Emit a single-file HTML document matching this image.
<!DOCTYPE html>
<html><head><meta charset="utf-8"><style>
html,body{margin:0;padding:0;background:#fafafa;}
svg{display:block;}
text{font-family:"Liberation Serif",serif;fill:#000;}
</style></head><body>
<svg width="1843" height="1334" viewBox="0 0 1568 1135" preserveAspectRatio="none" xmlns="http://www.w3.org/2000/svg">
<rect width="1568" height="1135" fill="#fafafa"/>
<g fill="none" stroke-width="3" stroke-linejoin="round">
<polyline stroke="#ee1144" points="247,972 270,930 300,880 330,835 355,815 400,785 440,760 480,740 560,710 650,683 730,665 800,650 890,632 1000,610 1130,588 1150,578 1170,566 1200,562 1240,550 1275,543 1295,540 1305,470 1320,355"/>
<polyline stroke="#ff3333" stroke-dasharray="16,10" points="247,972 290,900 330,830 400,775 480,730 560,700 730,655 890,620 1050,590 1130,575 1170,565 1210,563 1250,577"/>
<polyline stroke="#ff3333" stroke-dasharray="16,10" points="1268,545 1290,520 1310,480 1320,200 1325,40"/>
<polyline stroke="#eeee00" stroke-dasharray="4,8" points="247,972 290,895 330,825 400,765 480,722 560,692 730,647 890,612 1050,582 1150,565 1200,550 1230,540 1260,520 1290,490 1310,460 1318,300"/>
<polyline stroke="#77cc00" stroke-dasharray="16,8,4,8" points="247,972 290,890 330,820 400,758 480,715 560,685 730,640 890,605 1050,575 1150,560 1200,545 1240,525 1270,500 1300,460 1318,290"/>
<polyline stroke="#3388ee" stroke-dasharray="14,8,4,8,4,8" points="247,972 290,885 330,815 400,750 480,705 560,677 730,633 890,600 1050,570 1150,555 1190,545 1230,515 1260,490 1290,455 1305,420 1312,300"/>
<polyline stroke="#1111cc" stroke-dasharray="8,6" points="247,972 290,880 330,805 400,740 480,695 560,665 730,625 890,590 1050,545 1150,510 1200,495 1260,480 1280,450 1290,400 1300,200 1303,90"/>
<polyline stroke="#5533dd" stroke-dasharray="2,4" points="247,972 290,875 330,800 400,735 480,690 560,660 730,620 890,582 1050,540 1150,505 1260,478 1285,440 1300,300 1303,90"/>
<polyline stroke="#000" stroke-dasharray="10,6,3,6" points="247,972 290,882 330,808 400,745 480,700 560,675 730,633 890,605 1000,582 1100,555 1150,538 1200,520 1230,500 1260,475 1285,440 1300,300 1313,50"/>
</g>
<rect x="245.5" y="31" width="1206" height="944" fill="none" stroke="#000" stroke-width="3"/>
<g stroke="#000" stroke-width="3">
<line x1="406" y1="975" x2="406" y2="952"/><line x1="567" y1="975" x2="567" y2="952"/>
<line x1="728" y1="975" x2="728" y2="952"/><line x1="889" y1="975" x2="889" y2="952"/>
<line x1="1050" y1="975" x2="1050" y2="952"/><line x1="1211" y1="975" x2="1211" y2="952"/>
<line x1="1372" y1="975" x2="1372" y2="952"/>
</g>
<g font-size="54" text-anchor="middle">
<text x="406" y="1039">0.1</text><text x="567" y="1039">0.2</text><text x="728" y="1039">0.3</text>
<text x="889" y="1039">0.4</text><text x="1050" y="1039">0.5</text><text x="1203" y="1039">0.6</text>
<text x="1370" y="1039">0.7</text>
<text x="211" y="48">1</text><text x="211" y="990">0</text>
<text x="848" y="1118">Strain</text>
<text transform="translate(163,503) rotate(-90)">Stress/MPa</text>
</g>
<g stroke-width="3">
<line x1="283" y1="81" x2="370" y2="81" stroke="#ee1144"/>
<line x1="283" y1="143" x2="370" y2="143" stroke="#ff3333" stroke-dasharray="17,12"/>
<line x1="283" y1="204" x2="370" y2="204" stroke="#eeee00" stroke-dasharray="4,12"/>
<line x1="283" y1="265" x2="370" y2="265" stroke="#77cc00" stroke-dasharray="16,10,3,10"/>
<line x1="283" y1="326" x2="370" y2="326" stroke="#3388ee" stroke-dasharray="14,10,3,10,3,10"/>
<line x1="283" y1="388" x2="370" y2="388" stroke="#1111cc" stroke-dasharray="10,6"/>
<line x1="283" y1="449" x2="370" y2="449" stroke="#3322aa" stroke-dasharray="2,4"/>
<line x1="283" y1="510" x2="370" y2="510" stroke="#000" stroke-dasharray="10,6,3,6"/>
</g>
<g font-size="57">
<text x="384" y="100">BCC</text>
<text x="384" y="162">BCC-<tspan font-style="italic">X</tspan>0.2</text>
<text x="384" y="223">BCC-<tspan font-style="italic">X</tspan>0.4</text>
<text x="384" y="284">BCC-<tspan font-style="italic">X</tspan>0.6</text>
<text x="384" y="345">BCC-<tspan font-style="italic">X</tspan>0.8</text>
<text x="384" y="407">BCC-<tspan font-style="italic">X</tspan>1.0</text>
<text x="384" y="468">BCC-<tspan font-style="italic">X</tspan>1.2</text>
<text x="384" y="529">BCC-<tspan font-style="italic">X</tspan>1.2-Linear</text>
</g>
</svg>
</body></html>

● ● ●

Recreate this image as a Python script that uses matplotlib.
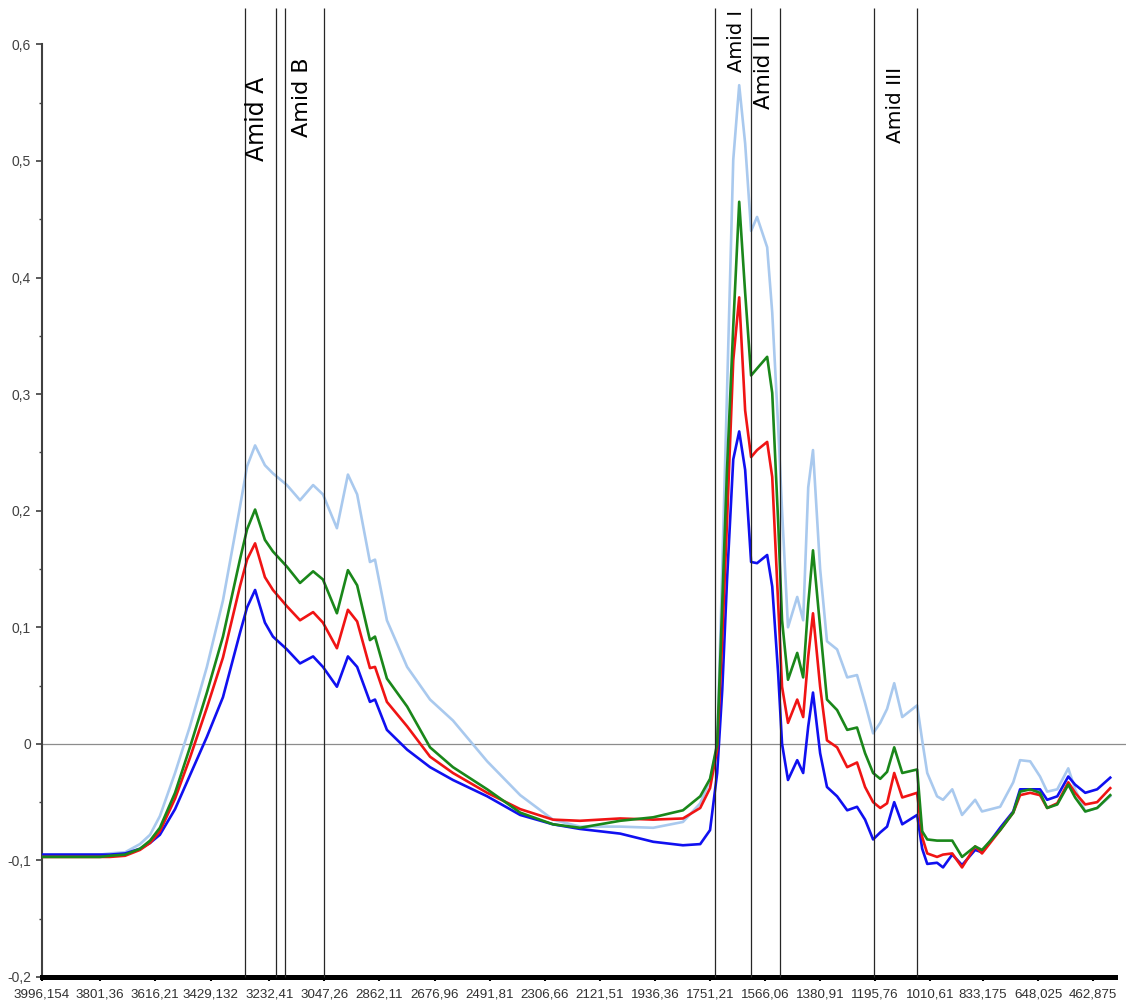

● ● ●

Exercise task: In the data above, tally the lines holding "this" and answer with the figure only.

The answer: 2